Limit the Number of Processes Performing Parallel I/O
Given that the numbers of OSSes and OSTs on Maya are about a hundred or fewer, there will be contention if a large number of processes of an application are involved in parallel I/O. Instead of allowing all processes to do the I/O, choose just a few processes to do the work. For writes, these few processes should collect the data from other processes before the writes. For reads, these few processes should read the data and then broadcast the data to others.
When reading and writing, do not allow multiple processes to write to the same file, this also applies to creating files in the same directory. Too many file creations in a directory will cause the system to slow. The better way of handling large amounts of data is to create larger and fewer number of files to maximize the I/O and minimize the meta data queries.
Avoid Repetitive “stat” Operations
It is possible that some users have implemented logic in their scripts to test for the existence of certain files. Such tests generate “stat” requests to the Lustre server. When the testing becomes excessive, it creates a significant load on the filesystem. A workaround is to slow down the testing process by adding sleep in the logic. For example, the following user script tests the existence of the files WAIT and STOP to decide what to do next.

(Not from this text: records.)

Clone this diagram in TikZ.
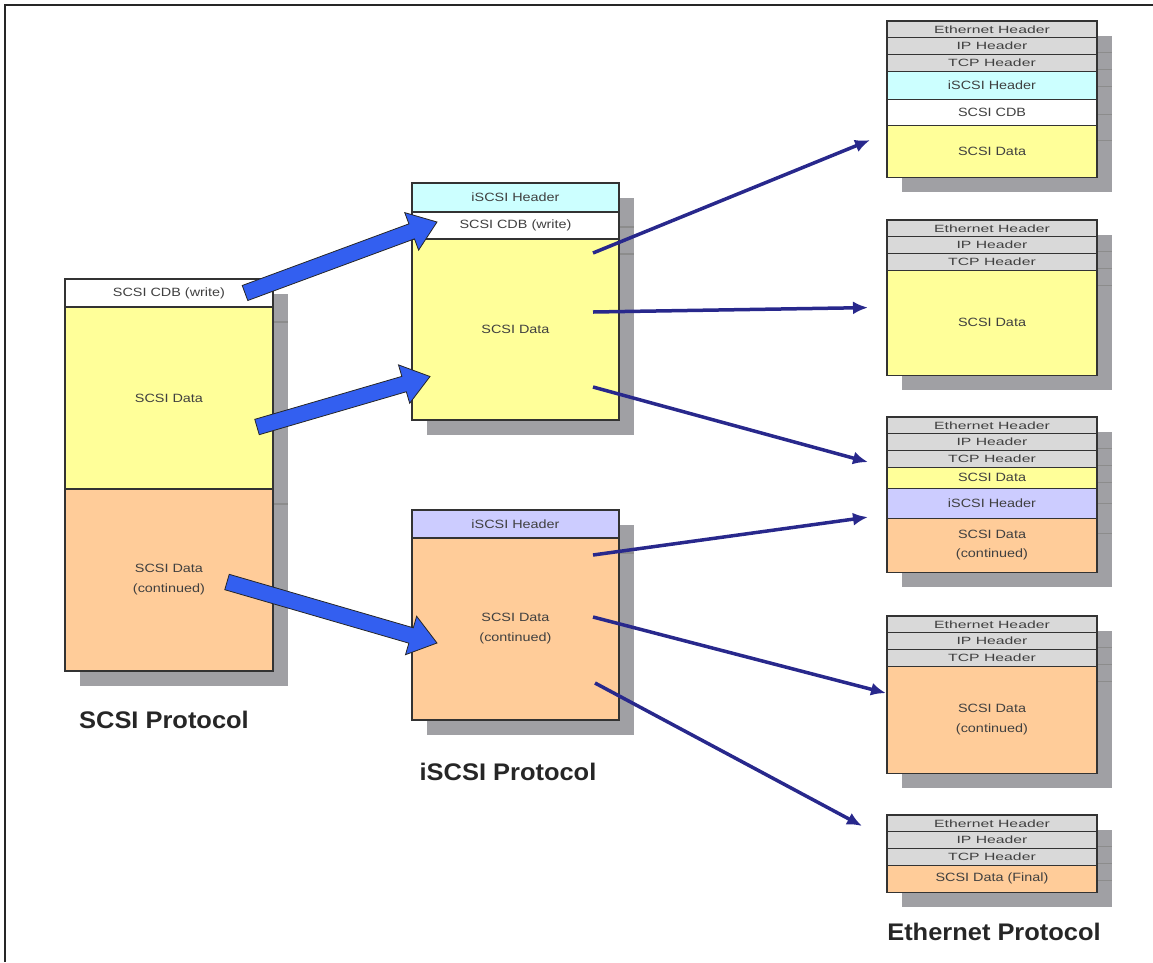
\documentclass[tikz,border=0pt]{standalone}
\usepackage{fontspec}
\setmainfont{Liberation Sans}
\newfontfamily\segfont[FakeStretch=1.2]{Liberation Sans}
\newfontfamily\hdrfont[FakeStretch=1.5]{Liberation Sans}
\newfontfamily\titlefont[FakeStretch=1.06]{Liberation Sans}
\usetikzlibrary{positioning,calc,arrows.meta,backgrounds}
\definecolor{hdrgray}{RGB}{217,217,217}
\definecolor{iscsicyan}{RGB}{204,255,255}
\definecolor{iscsilav}{RGB}{204,204,255}
\definecolor{datayel}{RGB}{255,255,153}
\definecolor{contorg}{RGB}{255,204,153}
\definecolor{shadegray}{RGB}{160,160,164}
\definecolor{bigblue}{RGB}{51,95,240}
\definecolor{pktnavy}{RGB}{40,40,140}

\tikzset{
  seg/.style={draw=black!80, line width=1.2pt, inner sep=0pt, outer sep=0pt,
              minimum width=207pt, text=black!75, align=center,
              font=\segfont\fontsize{12}{20}\selectfont},
  eseg/.style={seg, minimum width=210pt},
  hdrseg/.style={eseg, fill=hdrgray, minimum height=16.7pt,
                 font=\hdrfont\fontsize{10.5}{12}\selectfont},
  shadeline/.style={draw=black!45, line width=1.2pt},
  title/.style={font=\titlefont\bfseries\fontsize{24}{28}\selectfont, text=black!85},
  thinarrow/.style={-{Latex[length=15pt,width=13pt]}, line width=3.5pt, draw=pktnavy},
  bigarrow/.style={fill=bigblue, draw=black!85, line width=0.8pt, line join=miter}
}

% fat block arrow from #1 to #2
\newcommand\blockarrow[2]{%
  \coordinate (ab) at ($#2!27pt!#1$);
  \filldraw[bigarrow] ($#1!8pt!90:#2$) -- ($(ab)!8pt!90:#2$) -- ($(ab)!20pt!90:#2$) -- #2
    -- ($(ab)!20pt!-90:#2$) -- ($(ab)!8pt!-90:#2$) -- ($#1!8pt!-90:#2$) -- cycle;}

\begin{document}
\begin{tikzpicture}[x=1pt,y=-1pt]
  \useasboundingbox (0,0) rectangle (1153,962);
  \draw[line width=2pt, black!85] (5,962) -- (5,5) -- (1153,5);

  % SCSI layer
  \node[seg, minimum width=208pt, minimum height=28pt, fill=white, anchor=north west] (lcdb) at (65,279) {SCSI CDB (write)};
  \node[seg, minimum width=208pt, minimum height=182pt, fill=datayel, below=0pt of lcdb] (ldata) {SCSI Data};
  \node[seg, minimum width=208pt, minimum height=182pt, fill=contorg, below=0pt of ldata] (lcont) {SCSI Data\\(continued)};

  % iSCSI layer
  \node[seg, minimum height=29pt, fill=iscsicyan, anchor=north west] (m1hdr) at (412,183) {iSCSI Header};
  \node[seg, minimum height=27pt, fill=white, below=0pt of m1hdr] (m1cdb) {SCSI CDB (write)};
  \node[seg, minimum height=181pt, fill=datayel, below=0pt of m1cdb] (m1data) {SCSI Data};
  \node[seg, minimum height=28pt, fill=iscsilav, anchor=north west] (m2hdr) at (412,510) {iSCSI Header};
  \node[seg, minimum height=182pt, fill=contorg, below=0pt of m2hdr] (m2data) {SCSI Data\\(continued)};

  % Ethernet frames
  \foreach \f/\y in {f1/21, f2/220, f3/417, f4/616, f5/815} {
    \node[hdrseg, anchor=north west] (\f eth) at (887,\y) {Ethernet Header};
    \node[hdrseg, below=0pt of \f eth] (\f ip) {IP Header};
    \node[hdrseg, below=0pt of \f ip] (\f tcp) {TCP Header};
  }
  \node[eseg, minimum height=28pt, fill=iscsicyan, below=0pt of f1tcp] (f1hdr) {iSCSI Header};
  \node[eseg, minimum height=26pt, fill=white, below=0pt of f1hdr] (f1cdb) {SCSI CDB};
  \node[eseg, minimum height=52pt, fill=datayel, below=0pt of f1cdb] (f1data) {SCSI Data};
  \node[eseg, minimum height=105pt, fill=datayel, below=0pt of f2tcp] (f2data) {SCSI Data};
  \node[eseg, minimum height=21pt, fill=datayel, below=0pt of f3tcp] (f3data) {SCSI Data};
  \node[eseg, minimum height=30pt, fill=iscsilav, below=0pt of f3data] (f3hdr) {iSCSI Header};
  \node[eseg, minimum height=54pt, fill=contorg, below=0pt of f3hdr, font=\segfont\fontsize{12}{19}\selectfont] (f3cont) {SCSI Data\\(continued)};
  \node[eseg, minimum height=107pt, fill=contorg, below=0pt of f4tcp] (f4cont) {SCSI Data\\(continued)};
  \node[eseg, minimum height=27pt, fill=contorg, below=0pt of f5tcp] (f5final) {SCSI Data (Final)};

  % drop shadows
  \begin{scope}[on background layer]
    \foreach \hi/\lo in {lcdb/lcont, m1hdr/m1data, m2hdr/m2data, f1eth/f1data,
                         f2eth/f2data, f3eth/f3cont, f4eth/f4cont, f5eth/f5final}
      \fill[shadegray] ([shift={(15,15)}]\hi.north west) rectangle ([shift={(15,15)}]\lo.south east);
    \foreach \r in {lcdb, ldata, m1hdr, m1cdb, m2hdr,
                    f1eth, f1ip, f1tcp, f1hdr, f1cdb, f2eth, f2ip, f2tcp,
                    f3eth, f3ip, f3tcp, f3data, f3hdr, f4eth, f4ip, f4tcp,
                    f5eth, f5ip, f5tcp}
      \draw[shadeline] ([shift={(15,15)}]\r.south west) -- ([shift={(15,15)}]\r.south east);
  \end{scope}

  % titles
  \node[title] (scsilbl) at (164,720) {SCSI Protocol};
  \node[title] (iscsilbl) at (508,772) {iSCSI Protocol};
  \node[title] (ethlbl) at (994,932) {Ethernet Protocol};

  % SCSI -> iSCSI
  \coordinate (a1s) at ($(lcdb.east)+(-28,0)$);
  \coordinate (a1e) at ($(m1cdb.west)+(25,-3.5)$);
  \coordinate (a2s) at ($(ldata.east)+(-16,29)$);
  \coordinate (a2e) at ($(m1data.west)+(18,47)$);
  \coordinate (a3s) at ($(lcont.east)+(-46,2)$);
  \coordinate (a3e) at ($(m2data.west)+(25,14)$);
  \blockarrow{(a1s)}{(a1e)}
  \blockarrow{(a2s)}{(a2e)}
  \blockarrow{(a3s)}{(a3e)}

  % iSCSI -> Ethernet
  \draw[thinarrow] ($(m1data.north east)+(-26,14)$) -- ($(f1data.west)+(-17,-11)$);
  \draw[thinarrow] ($(m1data.east)+(-26,-17.5)$) -- ($(f2data.west)+(-19,-15)$);
  \draw[thinarrow] ($(m1data.east)+(-26,57.5)$) -- ($(f3data.west)+(-19,-15.5)$);
  \draw[thinarrow] ($(m2data.north east)+(-26,17)$) -- ($(f3hdr.west)+(-19,14)$);
  \draw[thinarrow] ($(m2data.east)+(-26,-12)$) -- ($(f4cont.west)+(-1,-26.5)$);
  \draw[thinarrow] ($(m2data.east)+(-24,54)$) -- ($(f5eth.west)+(-25,2.6)$);
\end{tikzpicture}
\end{document}
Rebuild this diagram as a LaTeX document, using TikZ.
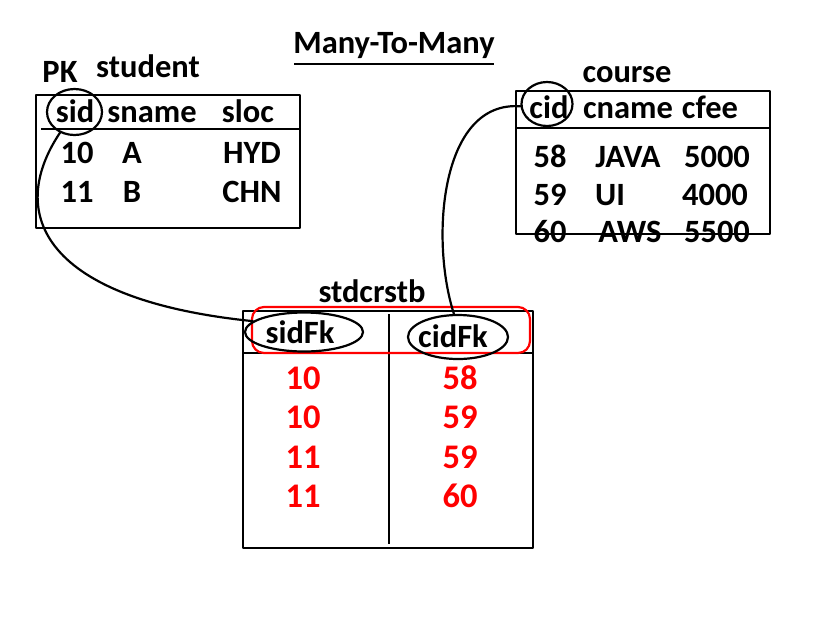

touch WAIT rm STOP while ( 0 <= 1 ) if(-e WAIT) then mpiexec ... rm WAIT endif if(-e STOP) then exit endif end
When neither the WAIT nor STOP file exists, the loop ends up testing for their existence as quickly as possible (on the order of 5,000 times per second). Adding sleep inside the loop slows down the testing.
touch WAIT rm STOP while ( 0 <= 1 ) if(-e WAIT) then mpiexec ... rm WAIT endif if(-e STOP) then exit endif sleep 15 end
Avoid Having Multiple Processes Open the Same File(s) at the Same Time
On Lustre filesystems, if multiple processes try to open the same file(s), some processes will not able to find the file(s) and your job will fail.
The source code can be modified to call the sleep function between I/O operations. This will reduce the occurrence of multiple, simultaneous access attempts to the same file from different processes.
100 open(unit,file='filename',IOSTAT=ierr) if (ierr.ne.0) then ... call sleep(1) go to 100 endif
When opening a read-only file in Fortran, use ACTION=’read’ instead of the default ACTION=’readwrite’. The former will reduce contention by not locking the file.
Avoid Repetitive Open/Close Operations
Opening files and closing files incur overhead and repetitive open/close should be avoided.
If you intend to open the files for read only, make sure to use ACTION=’READ’ in the open statement. If possible, read the files once each and save the results, instead of reading the files repeatedly.
If you intend to write to a file many times during a run, open the file once at the beginning of the run. When all writes are done, close the file at the end of the run.